• [RECORDED INFORMATION]:
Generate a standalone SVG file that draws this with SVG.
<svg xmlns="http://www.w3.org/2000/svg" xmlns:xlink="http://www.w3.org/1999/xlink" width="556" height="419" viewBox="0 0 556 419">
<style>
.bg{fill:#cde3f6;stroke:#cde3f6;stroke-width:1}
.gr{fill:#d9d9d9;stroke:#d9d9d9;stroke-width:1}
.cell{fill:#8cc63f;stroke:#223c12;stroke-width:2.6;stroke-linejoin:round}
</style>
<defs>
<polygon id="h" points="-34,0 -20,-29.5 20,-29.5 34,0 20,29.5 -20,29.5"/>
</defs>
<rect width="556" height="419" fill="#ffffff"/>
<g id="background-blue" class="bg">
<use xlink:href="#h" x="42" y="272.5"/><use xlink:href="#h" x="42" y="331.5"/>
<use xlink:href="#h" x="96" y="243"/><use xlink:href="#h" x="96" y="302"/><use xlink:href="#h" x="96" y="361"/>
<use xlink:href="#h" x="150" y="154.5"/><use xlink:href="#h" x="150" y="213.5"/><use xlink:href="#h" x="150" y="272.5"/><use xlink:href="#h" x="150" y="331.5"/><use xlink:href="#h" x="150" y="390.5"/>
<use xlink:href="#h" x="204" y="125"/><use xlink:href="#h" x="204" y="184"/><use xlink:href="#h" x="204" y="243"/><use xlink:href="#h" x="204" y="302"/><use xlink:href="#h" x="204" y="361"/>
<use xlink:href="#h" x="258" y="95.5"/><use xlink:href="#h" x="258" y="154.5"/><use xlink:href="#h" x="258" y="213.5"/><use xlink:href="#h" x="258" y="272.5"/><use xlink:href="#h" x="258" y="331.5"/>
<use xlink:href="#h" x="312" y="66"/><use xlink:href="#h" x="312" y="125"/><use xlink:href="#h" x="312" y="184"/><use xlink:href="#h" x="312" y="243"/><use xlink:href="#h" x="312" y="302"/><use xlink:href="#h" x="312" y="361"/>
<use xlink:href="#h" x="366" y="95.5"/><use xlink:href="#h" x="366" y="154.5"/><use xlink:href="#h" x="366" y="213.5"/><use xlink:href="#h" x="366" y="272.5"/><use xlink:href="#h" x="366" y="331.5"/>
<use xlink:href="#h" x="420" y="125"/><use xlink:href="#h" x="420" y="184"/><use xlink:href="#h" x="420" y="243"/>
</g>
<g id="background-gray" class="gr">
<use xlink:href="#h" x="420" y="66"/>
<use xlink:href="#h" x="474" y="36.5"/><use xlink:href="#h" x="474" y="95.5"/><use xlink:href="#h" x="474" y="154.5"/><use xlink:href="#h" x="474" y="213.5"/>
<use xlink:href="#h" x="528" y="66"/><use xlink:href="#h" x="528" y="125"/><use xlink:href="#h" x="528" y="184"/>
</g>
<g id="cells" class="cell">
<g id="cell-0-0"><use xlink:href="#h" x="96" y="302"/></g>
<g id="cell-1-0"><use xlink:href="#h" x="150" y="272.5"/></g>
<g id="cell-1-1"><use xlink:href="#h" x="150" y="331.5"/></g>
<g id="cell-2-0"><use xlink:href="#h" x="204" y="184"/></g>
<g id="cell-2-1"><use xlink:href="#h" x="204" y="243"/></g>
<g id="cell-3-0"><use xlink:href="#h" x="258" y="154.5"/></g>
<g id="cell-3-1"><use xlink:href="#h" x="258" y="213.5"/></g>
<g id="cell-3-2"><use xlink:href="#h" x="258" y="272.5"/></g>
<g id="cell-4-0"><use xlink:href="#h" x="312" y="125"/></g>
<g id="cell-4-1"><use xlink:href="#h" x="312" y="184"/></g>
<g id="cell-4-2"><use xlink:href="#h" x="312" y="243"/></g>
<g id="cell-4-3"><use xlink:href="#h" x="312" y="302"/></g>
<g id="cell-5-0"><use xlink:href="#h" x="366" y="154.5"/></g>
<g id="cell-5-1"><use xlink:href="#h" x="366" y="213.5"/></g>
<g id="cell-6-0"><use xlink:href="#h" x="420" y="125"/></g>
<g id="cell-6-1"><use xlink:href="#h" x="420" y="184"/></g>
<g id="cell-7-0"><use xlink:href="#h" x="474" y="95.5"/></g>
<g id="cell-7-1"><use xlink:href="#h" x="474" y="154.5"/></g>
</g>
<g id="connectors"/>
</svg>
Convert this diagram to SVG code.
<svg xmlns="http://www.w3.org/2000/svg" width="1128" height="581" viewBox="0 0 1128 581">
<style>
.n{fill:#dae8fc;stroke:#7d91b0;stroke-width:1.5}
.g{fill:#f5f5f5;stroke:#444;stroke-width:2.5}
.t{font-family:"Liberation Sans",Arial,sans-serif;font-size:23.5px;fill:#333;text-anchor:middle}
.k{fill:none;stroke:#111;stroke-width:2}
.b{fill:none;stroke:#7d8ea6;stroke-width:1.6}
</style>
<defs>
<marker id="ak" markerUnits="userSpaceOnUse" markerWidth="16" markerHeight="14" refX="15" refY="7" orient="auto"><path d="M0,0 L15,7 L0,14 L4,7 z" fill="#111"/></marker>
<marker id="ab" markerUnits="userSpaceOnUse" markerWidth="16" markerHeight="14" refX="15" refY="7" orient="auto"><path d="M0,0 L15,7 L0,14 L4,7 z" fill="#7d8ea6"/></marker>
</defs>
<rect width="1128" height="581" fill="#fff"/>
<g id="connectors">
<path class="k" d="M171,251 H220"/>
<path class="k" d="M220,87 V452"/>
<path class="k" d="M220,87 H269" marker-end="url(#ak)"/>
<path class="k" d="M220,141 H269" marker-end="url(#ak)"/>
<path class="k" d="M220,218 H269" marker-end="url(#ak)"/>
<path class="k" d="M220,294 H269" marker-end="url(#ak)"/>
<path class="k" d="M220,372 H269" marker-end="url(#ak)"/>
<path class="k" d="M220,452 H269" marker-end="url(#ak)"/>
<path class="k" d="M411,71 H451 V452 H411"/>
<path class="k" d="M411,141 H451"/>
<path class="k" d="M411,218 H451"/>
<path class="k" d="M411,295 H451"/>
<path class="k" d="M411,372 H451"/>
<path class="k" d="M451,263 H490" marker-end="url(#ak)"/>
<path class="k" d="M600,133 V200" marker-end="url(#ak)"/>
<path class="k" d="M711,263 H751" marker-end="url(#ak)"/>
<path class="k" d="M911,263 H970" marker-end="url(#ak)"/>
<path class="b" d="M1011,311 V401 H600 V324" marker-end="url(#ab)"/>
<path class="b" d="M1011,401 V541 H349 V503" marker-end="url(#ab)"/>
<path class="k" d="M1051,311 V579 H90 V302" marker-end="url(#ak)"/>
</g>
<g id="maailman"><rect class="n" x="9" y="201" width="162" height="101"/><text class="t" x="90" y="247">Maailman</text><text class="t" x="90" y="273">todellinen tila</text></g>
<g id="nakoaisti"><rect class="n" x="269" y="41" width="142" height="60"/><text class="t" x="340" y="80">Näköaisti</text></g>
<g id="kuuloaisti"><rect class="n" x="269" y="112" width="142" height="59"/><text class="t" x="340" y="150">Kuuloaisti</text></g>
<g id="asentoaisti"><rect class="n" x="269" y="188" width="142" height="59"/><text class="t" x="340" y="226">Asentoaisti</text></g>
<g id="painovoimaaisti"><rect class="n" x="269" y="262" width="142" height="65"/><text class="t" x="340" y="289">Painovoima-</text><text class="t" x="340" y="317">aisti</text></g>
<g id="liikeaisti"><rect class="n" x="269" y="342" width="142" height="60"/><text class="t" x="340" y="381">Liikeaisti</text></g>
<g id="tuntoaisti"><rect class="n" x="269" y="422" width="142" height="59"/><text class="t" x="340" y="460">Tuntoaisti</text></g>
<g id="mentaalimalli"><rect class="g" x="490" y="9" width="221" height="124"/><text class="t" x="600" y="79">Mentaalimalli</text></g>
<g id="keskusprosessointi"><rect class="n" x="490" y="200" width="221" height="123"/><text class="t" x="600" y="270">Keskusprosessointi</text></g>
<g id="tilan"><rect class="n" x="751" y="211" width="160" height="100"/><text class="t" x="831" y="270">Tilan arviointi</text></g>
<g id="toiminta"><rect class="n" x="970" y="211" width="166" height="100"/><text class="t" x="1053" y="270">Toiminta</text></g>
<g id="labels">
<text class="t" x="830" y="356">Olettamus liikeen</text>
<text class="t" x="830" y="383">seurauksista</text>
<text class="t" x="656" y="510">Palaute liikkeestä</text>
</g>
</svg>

• [EXERCISE]: Check every line for "this" and show the ones that have it.

• [EXPECTED ANSWER]:
Generate a standalone SVG file that draws this with SVG.
Convert this diagram to SVG code.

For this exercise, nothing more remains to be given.